§ Given records
────
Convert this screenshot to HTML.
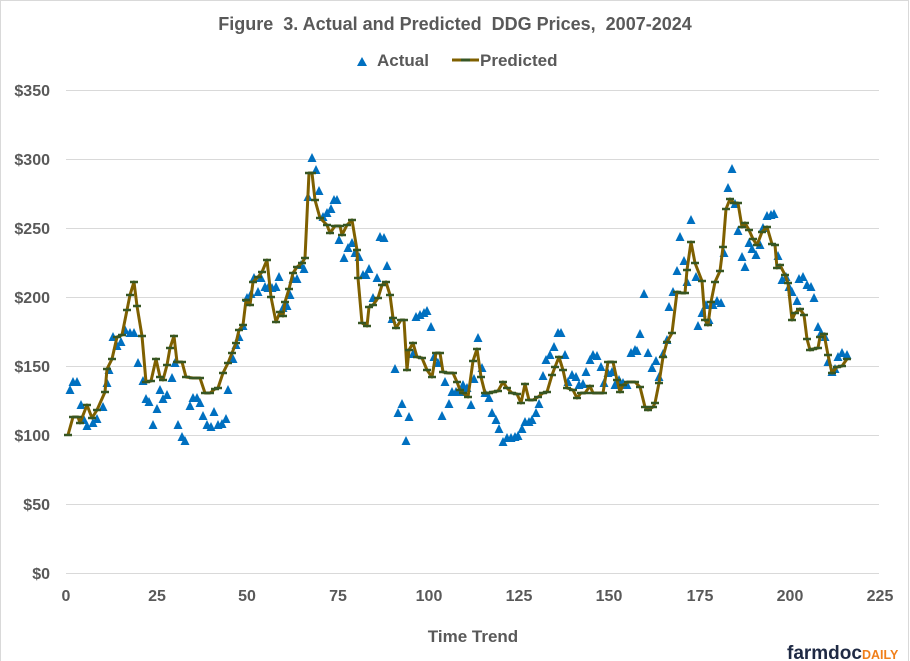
<!DOCTYPE html>
<html><head><meta charset="utf-8"><style>
body{margin:0;background:#fff;}
svg{display:block;font-family:"Liberation Sans",Arial,sans-serif;}
</style></head><body>
<svg id="s" width="910" height="661" viewBox="0 0 910 661" xmlns="http://www.w3.org/2000/svg">
<rect width="910" height="661" fill="#fff"/>
<rect x="0.5" y="0.5" width="908" height="670" fill="none" stroke="#d9d9d9" stroke-width="1"/>
<g stroke="#d9d9d9" stroke-width="1">
<line x1="66" y1="90.5" x2="879" y2="90.5"/>
<line x1="66" y1="159.5" x2="879" y2="159.5"/>
<line x1="66" y1="228.5" x2="879" y2="228.5"/>
<line x1="66" y1="297.5" x2="879" y2="297.5"/>
<line x1="66" y1="366.5" x2="879" y2="366.5"/>
<line x1="66" y1="435.5" x2="879" y2="435.5"/>
<line x1="66" y1="504.5" x2="879" y2="504.5"/>
<line x1="66" y1="573.5" x2="879" y2="573.5"/>
</g>
<text x="455" y="30" text-anchor="middle" font-size="18" font-weight="bold" fill="#595959" xml:space="preserve">Figure  3. Actual and Predicted  DDG Prices,  2007-2024</text>
<polygon points="357,66 362,57 367,66" fill="#0070c0"/>
<text x="377" y="66" font-size="17" font-weight="bold" fill="#595959">Actual</text>
<line x1="452" y1="60" x2="479" y2="60" stroke="#7f6000" stroke-width="3"/>
<line x1="461" y1="60" x2="470" y2="60" stroke="#375623" stroke-width="3"/>
<text x="480" y="66" font-size="17" font-weight="bold" fill="#595959">Predicted</text>
<g font-size="16" font-weight="bold" fill="#595959" text-anchor="end">
<text x="50" y="96">$350</text><text x="50" y="165">$300</text><text x="50" y="234">$250</text>
<text x="50" y="303">$200</text><text x="50" y="372">$150</text><text x="50" y="441">$100</text>
<text x="50" y="510">$50</text><text x="50" y="579">$0</text>
</g>
<g font-size="16" font-weight="bold" fill="#595959" text-anchor="middle">
<text x="66" y="601">0</text><text x="157" y="601">25</text><text x="247" y="601">50</text>
<text x="338" y="601">75</text><text x="429" y="601">100</text><text x="519" y="601">125</text>
<text x="609" y="601">150</text><text x="700" y="601">175</text><text x="790" y="601">200</text>
<text x="880" y="601">225</text>
</g>
<text x="473" y="642" text-anchor="middle" font-size="17" font-weight="bold" fill="#595959">Time Trend</text>
<text x="787" y="659" font-size="19" font-weight="bold" fill="#1f2a44">farmdoc<tspan font-size="12.5" fill="#f07f1a">DAILY</tspan></text>
<g id="act" fill="#0070c0"></g>
<polyline id="pl" fill="none" stroke="#7f6000" stroke-width="3" stroke-linejoin="round"/>
<g id="mk" stroke="#375623" stroke-width="2.5"></g>
</svg>
<script>
var P=[68,435,73,417,78,417,80,423,87,405,92,418,97,410,105,392,107,369,112,359,117,337,122,335,127,310,130,295,134,282,137,306,142,336,146,382,151,381,156,359,160,377,163,380,167,365,170,348,174,336,177,362,182,362,186,377,193,378,200,378,205,393,210,393,215,389,218,388,223,373,228,363,232,353,236,343,239,330,243,325,246,300,250,305,253,282,258,277,262,272,267,260,271,297,276,322,280,312,283,316,285,302,289,289,293,273,297,267,302,263,305,258,309,173,312,173,315,200,320,218,327,225,330,233,335,226,340,226,342,235,347,225,352,220,357,250,358,278,362,323,367,326,369,307,373,305,378,298,382,285,386,282,390,295,393,318,396,328,401,320,404,320,407,370,409,350,413,343,417,357,422,358,427,370,432,377,436,353,440,353,443,372,448,373,453,373,457,382,460,390,463,393,468,397,473,361,477,349,481,377,485,393,489,393,493,392,498,391,503,382,507,388,512,393,517,394,521,403,525,384,529,400,533,400,538,397,543,393,547,392,552,375,555,367,559,357,563,370,567,388,573,390,577,398,581,393,585,393,590,386,593,393,598,393,603,393,608,362,613,362,617,380,620,392,623,385,628,382,635,382,640,387,645,407,648,410,653,407,655,403,659,383,663,357,667,342,672,333,677,292,682,293,685,293,687,270,691,242,695,263,702,281,705,320,708,325,711,302,715,282,720,271,723,247,726,209,730,199,734,203,738,203,742,227,745,223,749,230,753,239,757,245,762,232,767,227,772,244,775,245,777,268,780,265,785,275,788,283,792,320,795,313,800,309,804,315,807,339,810,350,813,349,818,348,820,337,824,334,828,355,832,373,837,367,842,366,847,359];
var A=[70,390,73,382,77,382,81,405,84,420,87,426,93,423,97,419,103,407,107,383,109,370,113,337,117,346,121,342,125,330,130,333,134,333,138,363,143,381,146,399,149,402,153,425,157,409,160,390,163,399,167,395,172,378,175,363,178,425,182,437,185,441,190,406,193,398,197,398,200,403,203,416,207,425,211,427,214,412,218,425,222,424,226,419,228,390,233,359,236,345,239,337,243,326,247,298,251,294,254,278,258,292,261,278,265,287,268,288,272,288,276,287,279,277,283,308,287,306,290,295,293,279,297,279,301,265,304,269,308,197,312,158,316,170,319,191,323,217,327,213,331,209,334,200,337,200,339,240,344,258,348,248,352,243,355,253,359,257,363,275,366,275,369,269,373,298,377,278,380,237,384,238,387,266,392,319,395,369,398,413,402,404,406,441,409,417,413,354,416,317,420,315,424,313,427,311,431,327,434,357,438,363,442,416,445,382,449,404,452,392,456,392,460,392,463,385,467,388,471,405,474,379,478,338,482,368,485,393,489,398,492,413,496,420,499,429,503,442,507,438,511,438,515,437,518,436,522,429,525,422,529,422,532,420,536,413,539,404,543,376,546,360,550,355,554,347,558,333,561,333,565,355,568,382,572,375,576,377,579,385,583,384,586,372,590,360,593,355,597,356,601,367,604,383,608,373,612,372,615,385,619,380,623,383,627,385,631,353,635,350,637,351,640,334,644,294,648,353,652,368,656,361,659,377,663,354,667,340,669,307,673,292,677,271,680,237,684,261,687,282,691,220,696,277,698,326,702,313,706,305,709,320,713,305,717,301,721,303,724,253,728,188,732,169,735,204,738,231,742,257,745,267,749,243,752,249,756,255,760,245,763,228,767,216,771,215,774,214,778,256,782,280,786,277,789,287,792,292,797,301,799,279,803,277,807,285,811,287,814,298,818,327,821,333,825,337,828,362,832,372,835,369,838,357,842,353,847,355];
var ns="http://www.w3.org/2000/svg";
var pts=[];for(var i=0;i<P.length;i+=2)pts.push(P[i]+","+P[i+1]);
document.getElementById("pl").setAttribute("points",pts.join(" "));
var mk=document.getElementById("mk");
for(var i=0;i<P.length;i+=2){var l=document.createElementNS(ns,"line");l.setAttribute("x1",P[i]-4);l.setAttribute("x2",P[i]+4);l.setAttribute("y1",P[i+1]);l.setAttribute("y2",P[i+1]);mk.appendChild(l);}
var ac=document.getElementById("act");
for(var i=0;i<A.length;i+=2){var x=A[i],y=A[i+1];var p=document.createElementNS(ns,"polygon");p.setAttribute("points",(x-4.5)+","+(y+4)+" "+x+","+(y-5)+" "+(x+4.5)+","+(y+4));ac.appendChild(p);}
</script>
</body></html>
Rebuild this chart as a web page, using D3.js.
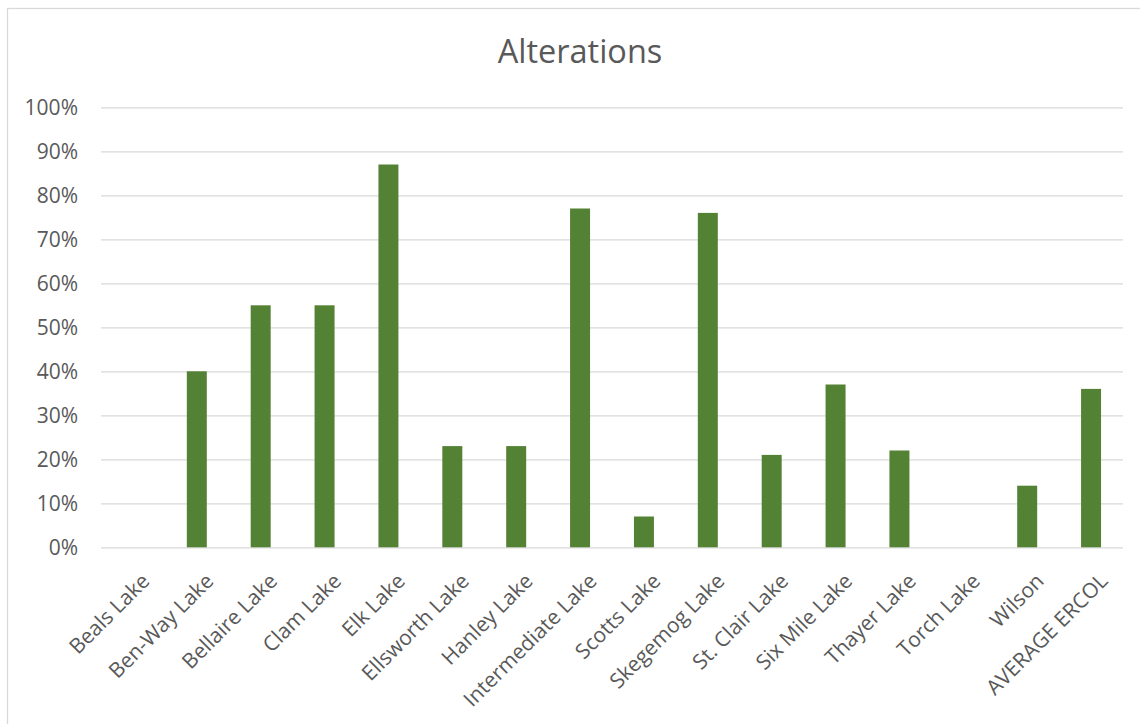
<!DOCTYPE html>
<html>
<head>
<meta charset="utf-8">
<script src="https://cdn.jsdelivr.net/npm/d3@7"></script>
<style>
  html, body { margin: 0; padding: 0; background: #fff; }
  .grid line { stroke: #d9d9d9; stroke-width: 1.3; }
  .grid .domain { display: none; }
  .axis text { fill: #595959; font-family: 'Open Sans', sans-serif; }
</style>
</head>
<body>
<script>
const categories = [
  'Beals Lake', 'Ben-Way Lake', 'Bellaire Lake', 'Clam Lake', 'Elk Lake',
  'Ellsworth Lake', 'Hanley Lake', 'Intermediate Lake', 'Scotts Lake',
  'Skegemog Lake', 'St. Clair Lake', 'Six Mile Lake', 'Thayer Lake',
  'Torch Lake', 'Wilson', 'AVERAGE ERCOL'
]
const values = [0, 0.40, 0.55, 0.55, 0.87, 0.23, 0.23, 0.77, 0.07, 0.76, 0.21, 0.37, 0.22, 0, 0.14, 0.36]
const yTicks = [0, 0.1, 0.2, 0.3, 0.4, 0.5, 0.6, 0.7, 0.8, 0.9, 1.0]
const title = 'Alterations'

const width = 1140
const height = 724
const margin = { top: 107.3, left: 101, right: 17, bottom: 176.7 }

const svg = d3.select('body')
  .append('svg')
  .attr('width', width)
  .attr('height', height)
  .style('display', 'block')

// chart frame
svg.append('rect')
  .attr('x', 7.5)
  .attr('y', 8.5)
  .attr('width', width)
  .attr('height', height)
  .attr('fill', 'none')
  .attr('stroke', '#d9d9d9')
  .attr('stroke-width', 1.3)

svg.append('text')
  .attr('x', 580)
  .attr('y', 63)
  .attr('text-anchor', 'middle')
  .style('font-family', "'Open Sans', sans-serif")
  .style('font-size', '32.5px')
  .style('fill', '#595959')
  .text(title)

const plotW = width - margin.left - margin.right
const plotH = height - margin.top - margin.bottom

const g = svg.append('g')
  .attr('transform', `translate(${margin.left},${margin.top})`)

const x = d3.scaleBand()
  .domain(categories)
  .range([0, plotW])
  .paddingInner(0.687)
  .paddingOuter(0.3435)

const y = d3.scaleLinear()
  .domain([0, 1])
  .range([plotH, 0])

g.append('g')
  .attr('class', 'grid')
  .call(d3.axisLeft(y).tickValues(yTicks).tickSize(-plotW).tickFormat(''))

g.append('g')
  .attr('class', 'axis axis-y')
  .call(d3.axisLeft(y).tickValues(yTicks).tickSize(0).tickPadding(23).tickFormat(d3.format('.0%')))
  .call((a) => a.select('.domain').remove())
  .selectAll('text')
  .style('font-size', '21px')

g.append('g')
  .selectAll('rect')
  .data(values)
  .enter()
  .append('rect')
  .attr('x', (d, i) => x(categories[i]))
  .attr('y', (d) => y(d))
  .attr('width', x.bandwidth())
  .attr('height', (d) => plotH - y(d))
  .attr('fill', '#548235')

// rotated category labels
const xAxis = g.append('g')
  .attr('class', 'axis axis-x')
  .attr('transform', `translate(0,${plotH})`)
  .call(d3.axisBottom(x).tickSize(0).tickPadding(0))
xAxis.select('.domain').remove()
xAxis.selectAll('text')
  .style('font-size', '21px')
  .attr('text-anchor', 'end')
  .attr('dy', 0)
  .attr('transform', 'translate(18,35) rotate(-45)')
</script>
</body>
</html>
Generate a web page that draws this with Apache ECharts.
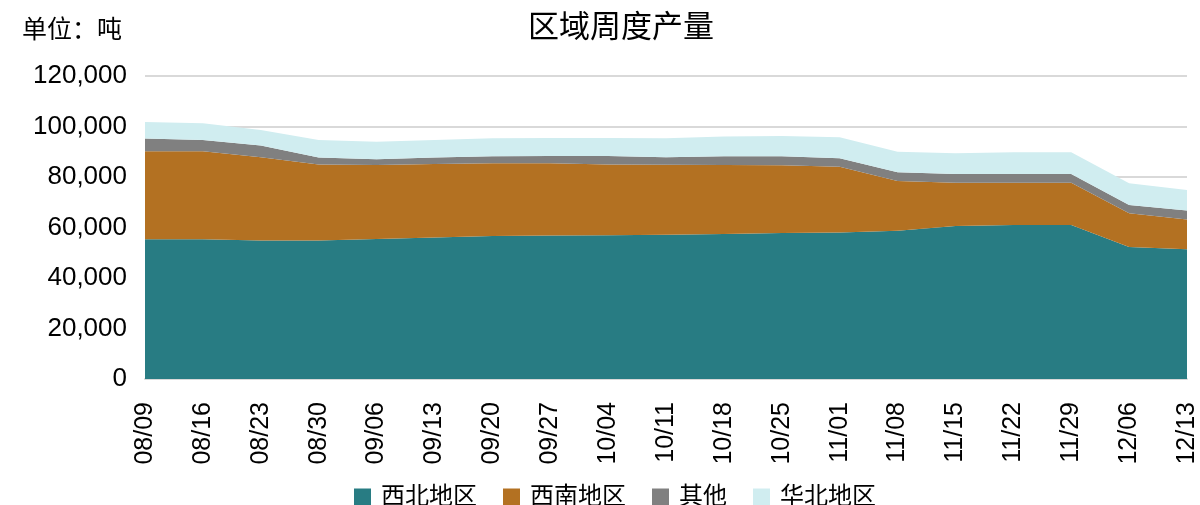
<!DOCTYPE html>
<html>
<head>
<meta charset="utf-8">
<script src="https://cdn.jsdelivr.net/npm/echarts@6/dist/echarts.min.js"></script>
<style>
  html, body { margin: 0; padding: 0; background: #fff; }
  #chart { width: 1200px; height: 505px; }
</style>
</head>
<body>
<div id="chart"></div>
<script>
var categories = ["08/09", "08/16", "08/23", "08/30", "09/06", "09/13", "09/20", "09/27", "10/04", "10/11",
  "10/18", "10/25", "11/01", "11/08", "11/15", "11/22", "11/29", "12/06", "12/13"];
var northwest = [55300, 55300, 54900, 54900, 55400, 56000, 56600, 56800, 56900, 57100, 57400, 57800, 58000, 58700, 60600, 61000, 61000, 52300, 51400];
var southwest = [34900, 34900, 32900, 30100, 29400, 29100, 28800, 28600, 28100, 27800, 27400, 26900, 26100, 19700, 17100, 16700, 16700, 13300, 11800];
var others = [5000, 4500, 4700, 2700, 2200, 2600, 2800, 2900, 3300, 2900, 3400, 3500, 3300, 3500, 3500, 3500, 3500, 3300, 3500];
var northChina = [6600, 6600, 6100, 7000, 7000, 7000, 7100, 7100, 7100, 7500, 7800, 8000, 8300, 8100, 8200, 8600, 8600, 8600, 8200];

var font = "Liberation Sans, Arial, Noto Sans CJK SC, sans-serif";
var chart = echarts.init(document.getElementById("chart"));

function areaSeries(name, data, color) {
  return {
    name: name,
    type: "line",
    stack: "total",
    data: data,
    symbol: "none",
    lineStyle: { width: 0 },
    areaStyle: { color: color, opacity: 1 },
    itemStyle: { color: color }
  };
}

var option = {
  animation: false,
  textStyle: { fontFamily: font },
  title: [
    {
      text: "区域周度产量",
      left: 523,
      top: 8,
      textStyle: { fontSize: 31, fontWeight: "normal", color: "#000", fontFamily: font }
    },
    {
      text: "单位：吨",
      left: 17,
      top: 14,
      textStyle: { fontSize: 25, fontWeight: "normal", color: "#000", fontFamily: font }
    }
  ],
  legend: {
    left: 349,
    top: 480,
    itemWidth: 17,
    itemHeight: 17,
    itemGap: 26,
    icon: "rect",
    textStyle: { fontSize: 24, color: "#000", fontFamily: font, padding: [0, 0, 0, 5] },
    data: ["西北地区", "西南地区", "其他", "华北地区"]
  },
  grid: { left: 145, right: 13, top: 76, bottom: 126 },
  xAxis: {
    type: "category",
    data: categories,
    boundaryGap: false,
    axisLine: { lineStyle: { color: "#d9d9d9", width: 2 } },
    axisTick: { show: false },
    axisLabel: { rotate: 90, interval: 0, fontSize: 25, color: "#000", margin: 23, fontFamily: font }
  },
  yAxis: {
    type: "value",
    min: 0,
    max: 120000,
    interval: 20000,
    axisLine: { show: false },
    axisTick: { show: false },
    splitLine: { lineStyle: { color: "#d9d9d9", width: 2 } },
    axisLabel: {
      fontSize: 26,
      color: "#000",
      margin: 18,
      fontFamily: font,
      formatter: function (v) { return v.toLocaleString("en-US"); }
    }
  },
  series: [
    areaSeries("西北地区", northwest, "#287C83"),
    areaSeries("西南地区", southwest, "#B37122"),
    areaSeries("其他", others, "#808080"),
    areaSeries("华北地区", northChina, "#D0EDF0")
  ]
};

chart.setOption(option);
</script>
</body>
</html>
────
§ What you need to do
Only the number is wanted: how many lines above include the word "page"?

§ Task solution
2